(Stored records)
-------------------------

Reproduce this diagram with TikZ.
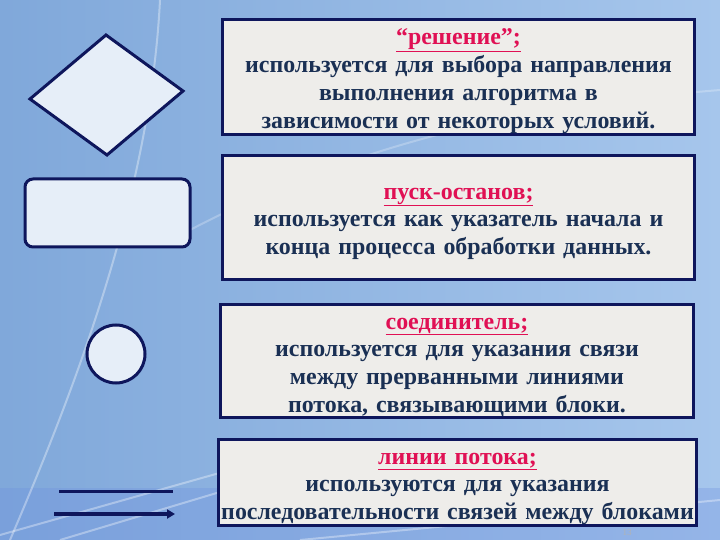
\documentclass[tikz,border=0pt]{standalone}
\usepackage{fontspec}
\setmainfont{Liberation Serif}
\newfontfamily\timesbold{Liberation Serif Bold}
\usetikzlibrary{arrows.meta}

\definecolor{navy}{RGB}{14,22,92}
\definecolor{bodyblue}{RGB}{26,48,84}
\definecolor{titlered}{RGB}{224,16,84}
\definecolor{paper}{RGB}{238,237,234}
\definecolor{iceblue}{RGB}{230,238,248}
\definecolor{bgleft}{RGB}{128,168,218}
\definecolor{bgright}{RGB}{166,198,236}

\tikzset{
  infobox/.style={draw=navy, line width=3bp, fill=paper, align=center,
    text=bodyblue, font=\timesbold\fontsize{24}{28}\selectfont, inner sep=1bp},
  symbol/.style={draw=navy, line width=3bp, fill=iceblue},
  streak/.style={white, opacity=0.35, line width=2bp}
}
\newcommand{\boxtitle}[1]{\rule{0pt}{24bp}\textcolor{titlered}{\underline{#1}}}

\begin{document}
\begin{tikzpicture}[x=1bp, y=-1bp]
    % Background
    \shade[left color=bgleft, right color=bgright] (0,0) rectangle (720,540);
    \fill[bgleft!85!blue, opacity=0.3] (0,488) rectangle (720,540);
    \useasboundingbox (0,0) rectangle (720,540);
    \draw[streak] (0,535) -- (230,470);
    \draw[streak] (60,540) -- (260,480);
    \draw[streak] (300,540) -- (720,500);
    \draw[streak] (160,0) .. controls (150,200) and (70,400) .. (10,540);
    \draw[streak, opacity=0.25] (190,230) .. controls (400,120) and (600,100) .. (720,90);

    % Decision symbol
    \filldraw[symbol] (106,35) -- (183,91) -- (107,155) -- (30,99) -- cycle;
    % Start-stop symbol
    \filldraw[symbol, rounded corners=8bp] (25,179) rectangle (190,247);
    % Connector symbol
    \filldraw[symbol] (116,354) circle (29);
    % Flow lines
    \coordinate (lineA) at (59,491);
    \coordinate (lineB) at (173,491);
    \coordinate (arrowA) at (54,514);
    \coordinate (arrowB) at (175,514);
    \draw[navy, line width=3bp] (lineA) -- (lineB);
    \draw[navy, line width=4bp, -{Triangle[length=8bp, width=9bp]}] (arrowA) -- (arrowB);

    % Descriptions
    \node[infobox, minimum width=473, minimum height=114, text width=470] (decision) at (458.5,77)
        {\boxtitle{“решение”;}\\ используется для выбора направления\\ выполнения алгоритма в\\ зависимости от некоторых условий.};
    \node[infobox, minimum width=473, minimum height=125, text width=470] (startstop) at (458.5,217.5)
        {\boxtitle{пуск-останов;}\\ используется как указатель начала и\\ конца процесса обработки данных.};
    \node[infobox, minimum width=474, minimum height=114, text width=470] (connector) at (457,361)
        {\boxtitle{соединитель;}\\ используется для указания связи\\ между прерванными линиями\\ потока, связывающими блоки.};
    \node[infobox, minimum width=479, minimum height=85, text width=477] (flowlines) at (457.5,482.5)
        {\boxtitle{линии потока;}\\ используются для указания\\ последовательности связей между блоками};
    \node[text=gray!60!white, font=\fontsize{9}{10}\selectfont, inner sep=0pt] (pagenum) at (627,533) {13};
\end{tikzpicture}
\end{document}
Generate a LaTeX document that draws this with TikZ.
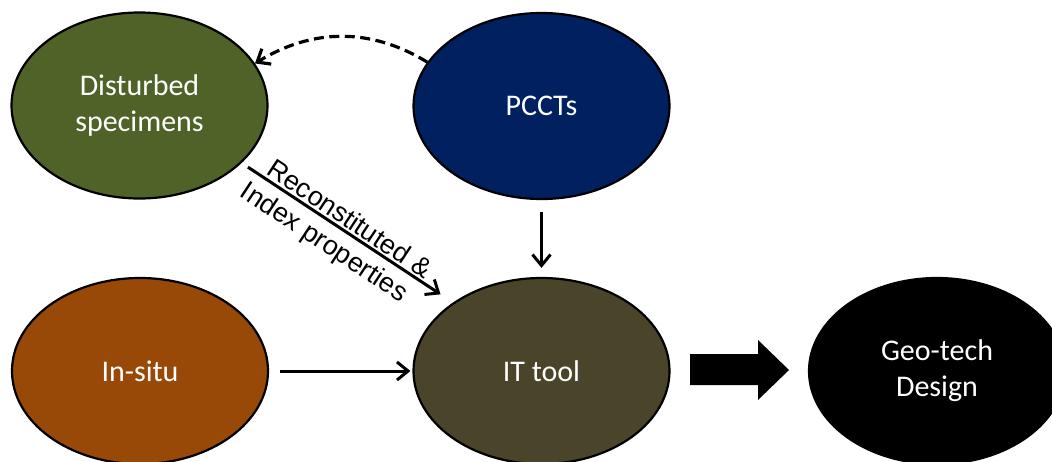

-------------------------

Instruction -> Without the pictures, return all the records precisely as they stand.

Full response ->
Reproduce this diagram with TikZ.
\documentclass[tikz,border=0pt]{standalone}
\usepackage{fontspec}
\setmainfont{Liberation Serif}
\newfontfamily\timesbold{Liberation Serif Bold}
\usetikzlibrary{arrows.meta}

\definecolor{navy}{RGB}{14,22,92}
\definecolor{bodyblue}{RGB}{26,48,84}
\definecolor{titlered}{RGB}{224,16,84}
\definecolor{paper}{RGB}{238,237,234}
\definecolor{iceblue}{RGB}{230,238,248}
\definecolor{bgleft}{RGB}{128,168,218}
\definecolor{bgright}{RGB}{166,198,236}

\tikzset{
  infobox/.style={draw=navy, line width=3bp, fill=paper, align=center,
    text=bodyblue, font=\timesbold\fontsize{24}{28}\selectfont, inner sep=1bp},
  symbol/.style={draw=navy, line width=3bp, fill=iceblue},
  streak/.style={white, opacity=0.35, line width=2bp}
}
\newcommand{\boxtitle}[1]{\rule{0pt}{24bp}\textcolor{titlered}{\underline{#1}}}

\begin{document}
\begin{tikzpicture}[x=1bp, y=-1bp]
    % Background
    \shade[left color=bgleft, right color=bgright] (0,0) rectangle (720,540);
    \fill[bgleft!85!blue, opacity=0.3] (0,488) rectangle (720,540);
    \useasboundingbox (0,0) rectangle (720,540);
    \draw[streak] (0,535) -- (230,470);
    \draw[streak] (60,540) -- (260,480);
    \draw[streak] (300,540) -- (720,500);
    \draw[streak] (160,0) .. controls (150,200) and (70,400) .. (10,540);
    \draw[streak, opacity=0.25] (190,230) .. controls (400,120) and (600,100) .. (720,90);

    % Decision symbol
    \filldraw[symbol] (106,35) -- (183,91) -- (107,155) -- (30,99) -- cycle;
    % Start-stop symbol
    \filldraw[symbol, rounded corners=8bp] (25,179) rectangle (190,247);
    % Connector symbol
    \filldraw[symbol] (116,354) circle (29);
    % Flow lines
    \coordinate (lineA) at (59,491);
    \coordinate (lineB) at (173,491);
    \coordinate (arrowA) at (54,514);
    \coordinate (arrowB) at (175,514);
    \draw[navy, line width=3bp] (lineA) -- (lineB);
    \draw[navy, line width=4bp, -{Triangle[length=8bp, width=9bp]}] (arrowA) -- (arrowB);

    % Descriptions
    \node[infobox, minimum width=473, minimum height=114, text width=470] (decision) at (458.5,77)
        {\boxtitle{“решение”;}\\ используется для выбора направления\\ выполнения алгоритма в\\ зависимости от некоторых условий.};
    \node[infobox, minimum width=473, minimum height=125, text width=470] (startstop) at (458.5,217.5)
        {\boxtitle{пуск-останов;}\\ используется как указатель начала и\\ конца процесса обработки данных.};
    \node[infobox, minimum width=474, minimum height=114, text width=470] (connector) at (457,361)
        {\boxtitle{соединитель;}\\ используется для указания связи\\ между прерванными линиями\\ потока, связывающими блоки.};
    \node[infobox, minimum width=479, minimum height=85, text width=477] (flowlines) at (457.5,482.5)
        {\boxtitle{линии потока;}\\ используются для указания\\ последовательности связей между блоками};
    \node[text=gray!60!white, font=\fontsize{9}{10}\selectfont, inner sep=0pt] (pagenum) at (627,533) {13};
\end{tikzpicture}
\end{document}
Generate a LaTeX document that draws this with TikZ.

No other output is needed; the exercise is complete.